En s’interrogeant sur les modes d’actions des veuves pour faire évoluer leurs droits, cette thèse enrichit la réflexion sur la manière qu’ont les femmes de faire de la politique sans le vote. De fait, quoique privées à l’instar de toutes les Françaises du droit civique, les veuves de guerre parviennent à faire évoluer leurs droits. Elles obtiennent à partir de 1922 de meilleurs majorations, à partir de 1923 de nouveaux droits à la formation et à l’emploi, de 1925 la sauvegarde des pensions des veuves de guerre remariées, de 1928-1929 une augmentation importante du taux des pensions des veuves de guerre non remariées, correspondant à la pension d’un invalide à 50 %. Les modes d’action choisis par les veuves sont doux (articles de presse, délégations auprès des ministres, pressions sur les parlementaires…) et les revendications formulées se veulent audibles pour les représentants de la société de l’époque. Les veuves qui dérogent à cette manière de revendiquer, à l’image de Marguerite Mérias-Mensch, qui multiplient les manifestations de rue, échouent dans leurs combats. Les veuves qui sont parvenues à leurs fins ont été entendues en usant de compromis, sans violence ni contestation frontale. Ce faisant, les veuves ont fait bouger les lignes, et engendré des précédents en matière juridique (en matière de droit à l’emploi, à l’égalité de pensions avec les mutilés…).

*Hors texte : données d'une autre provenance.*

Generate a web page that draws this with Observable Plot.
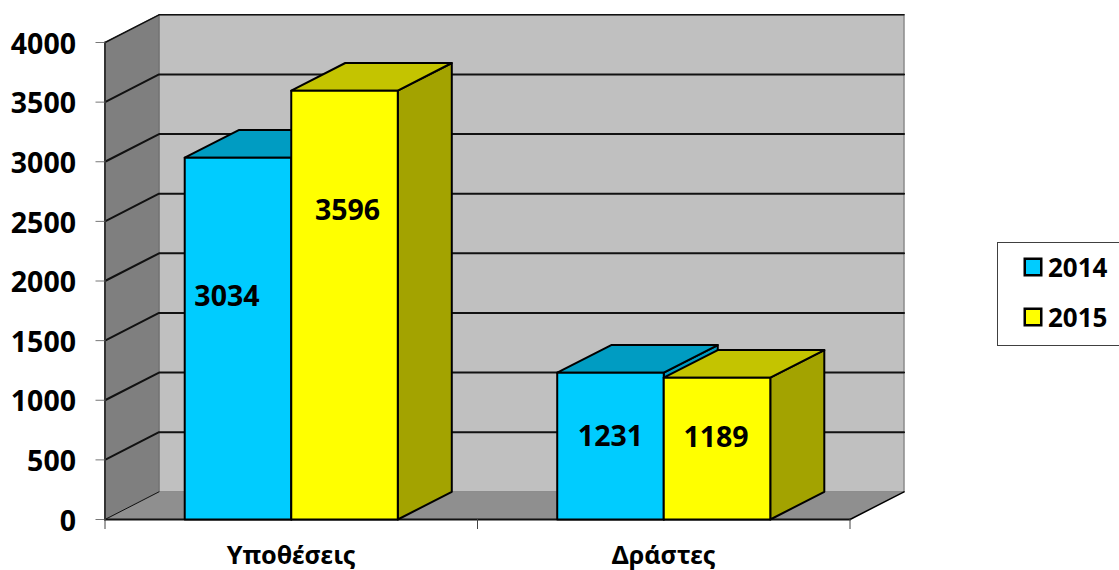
<!DOCTYPE html>
<html>
<head>
<meta charset="utf-8">
<script src="https://cdn.jsdelivr.net/npm/d3@7"></script>
<script src="https://cdn.jsdelivr.net/npm/@observablehq/plot@0.6"></script>
<style>
html,body{margin:0;padding:0;background:#fff;overflow:hidden}
#wrap{position:relative;width:1119px;height:570px;font-family:"Noto Sans",sans-serif;font-weight:700;color:#000}
#wrap svg{display:block}
#legend{position:absolute;left:997px;top:242px;width:130px;height:102px;border:1px solid #404040;background:#fff;box-sizing:content-box}
.item{position:absolute;left:26px;display:flex;align-items:center;font-size:26px;line-height:30px;height:30px}
.item i{display:block;width:14px;height:14px;border:2px solid #000;margin-right:6px;box-shadow:0 0 0 .5px #000}
</style>
</head>
<body>
<div id="wrap"><div id="legend"></div></div>
<script>
const categories = ["Υποθέσεις", "Δράστες"];
const years = ["2014", "2015"];
const values2014 = [3034, 1231];
const values2015 = [3596, 1189];
const yTicks = [0, 500, 1000, 1500, 2000, 2500, 3000, 3500, 4000];

const frontFill = {"2014": "#00CCFF", "2015": "#FFFF00"};
const topFill = {"2014": "#009CC2", "2015": "#C4C400"};
const sideFill = {"2014": "#009CC2", "2015": "#A3A300"};
const labelShift = [[[-11, -42], [3, -94]], [[0, -9], [-1, -11]]];

// oblique projection, in data units
const DX = 0.145, DY = 232, BAR = 0.286;

const face = (pts, fill, stroke = "#000", strokeWidth = 2) =>
  Plot.line([...pts, pts[0]], {x: d => d[0], y: d => d[1], fill, stroke, strokeWidth, strokeLinejoin: "round"});
const seg = (pts, stroke = "#000", strokeWidth = 2) =>
  Plot.line(pts, {x: d => d[0], y: d => d[1], stroke, strokeWidth});

const marks = [];
// walls and floor
marks.push(face([[DX, DY], [2 + DX, DY], [2 + DX, 4000 + DY], [DX, 4000 + DY]], "#C0C0C0", "#8c8c8c", 1.5));
marks.push(face([[0, 0], [DX, DY], [DX, 4000 + DY], [0, 4000]], "#7F7F7F", "#6e6e6e", 1));
marks.push(face([[0, 0], [2, 0], [2 + DX, DY], [DX, DY]], "#8F8F8F", "none", 0));
// gridlines
for (const v of yTicks.slice(1)) {
  marks.push(seg([[0, v], [DX, v + DY], [2 + DX, v + DY]], "#111", v === 4000 ? 1.5 : 2));
}
marks.push(seg([[0, 0], [DX, DY]], "#111", 1));
marks.push(seg([[2, 0], [2 + DX, DY]], "#000", 1.5));
marks.push(seg([[0, 0], [2, 0]], "#111", 2));
marks.push(seg([[0, 0], [0, 4000]], "#333", 2));
// bars
categories.forEach((c, i) => {
  const series = [values2014[i], values2015[i]];
  series.forEach((v, j) => {
    const y = years[j];
    const x0 = i + 0.5 + (j - 1) * BAR, x1 = x0 + BAR;
    marks.push(face([[x1, 0], [x1 + DX, DY], [x1 + DX, v + DY], [x1, v]], sideFill[y]));
    marks.push(face([[x0, v], [x1, v], [x1 + DX, v + DY], [x0 + DX, v + DY]], topFill[y]));
    marks.push(face([[x0, 0], [x1, 0], [x1, v], [x0, v]], frontFill[y]));
  });
});
// value labels
categories.forEach((c, i) => {
  [values2014[i], values2015[i]].forEach((v, j) => {
    const x = i + 0.5 + (j - 0.5) * BAR;
    marks.push(Plot.text([v], {
      x: () => x, y: d => d / 2, text: d => String(d),
      dx: labelShift[i][j][0], dy: labelShift[i][j][1],
      fontSize: 28.5, fontWeight: 700, fill: "#000"
    }));
  });
});
// axes
marks.push(Plot.axisY({ticks: yTicks, tickSize: 9, tickFormat: () => "", label: null, stroke: "#777"}));
marks.push(Plot.axisY({
  ticks: yTicks, tickSize: 0, tickPadding: 29, label: null, stroke: "none",
  fontSize: 28.5, fontWeight: 700, fill: "#000", dy: 2, tickFormat: d => String(d)
}));
marks.push(Plot.axisX({ticks: [0, 1, 2], tickSize: 10, tickFormat: () => "", label: null, stroke: "#444"}));
marks.push(Plot.axisX({
  ticks: [0.5, 1.5], tickSize: 0, tickPadding: 27, label: null, stroke: "none",
  fontSize: 25.2, fontWeight: 700, fill: "#000", tickFormat: d => categories[Math.floor(d)]
}));

const chart = Plot.plot({
  width: 1119, height: 570,
  marginLeft: 104.5, marginRight: 269.5, marginTop: 42, marginBottom: 51,
  style: {fontFamily: '"Noto Sans", sans-serif', background: "#fff", overflow: "visible"},
  x: {type: "linear", domain: [0, 2], axis: null},
  y: {type: "linear", domain: [0, 4000], axis: null},
  marks
});
const wrap = document.getElementById("wrap");
wrap.insertBefore(chart, wrap.firstChild);

const legend = document.getElementById("legend");
years.forEach((y, j) => {
  const el = document.createElement("div");
  el.className = "item";
  el.style.top = (9 + j * 50) + "px";
  const sw = document.createElement("i");
  sw.style.background = frontFill[y];
  el.appendChild(sw);
  el.appendChild(document.createTextNode(y));
  legend.appendChild(el);
});
</script>
</body>
</html>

Elles ont été, en un sens, les artisanes d’une révolution. Une révolution que je qualifierai ni de « silencieuse » (les veuves se font entendre), ni de « respectueuse » (les veuves n’adoptent pas, à proprement parler les manières des hommes, leur volonté n’étant pas d’intégrer un monde d’homme), mais de « révolution amiable » ou « à l’amiable ». Ce concept, que je n’ai pas inscrit par prudence dans mon manuscrit faute alors de recul suffisant pour en vérifier le bien fondé, correspond, à mon sens, à la manière de procéder des veuves. Outre de souligner la culture du compromis et le caractère aimable des modes d’action des veuves, ce concept de « révolution à l’amiable » souligne le caractère exclusivement juridique des revendications des veuves et rappelle le contrat qui lie l’État aux victimes de guerre.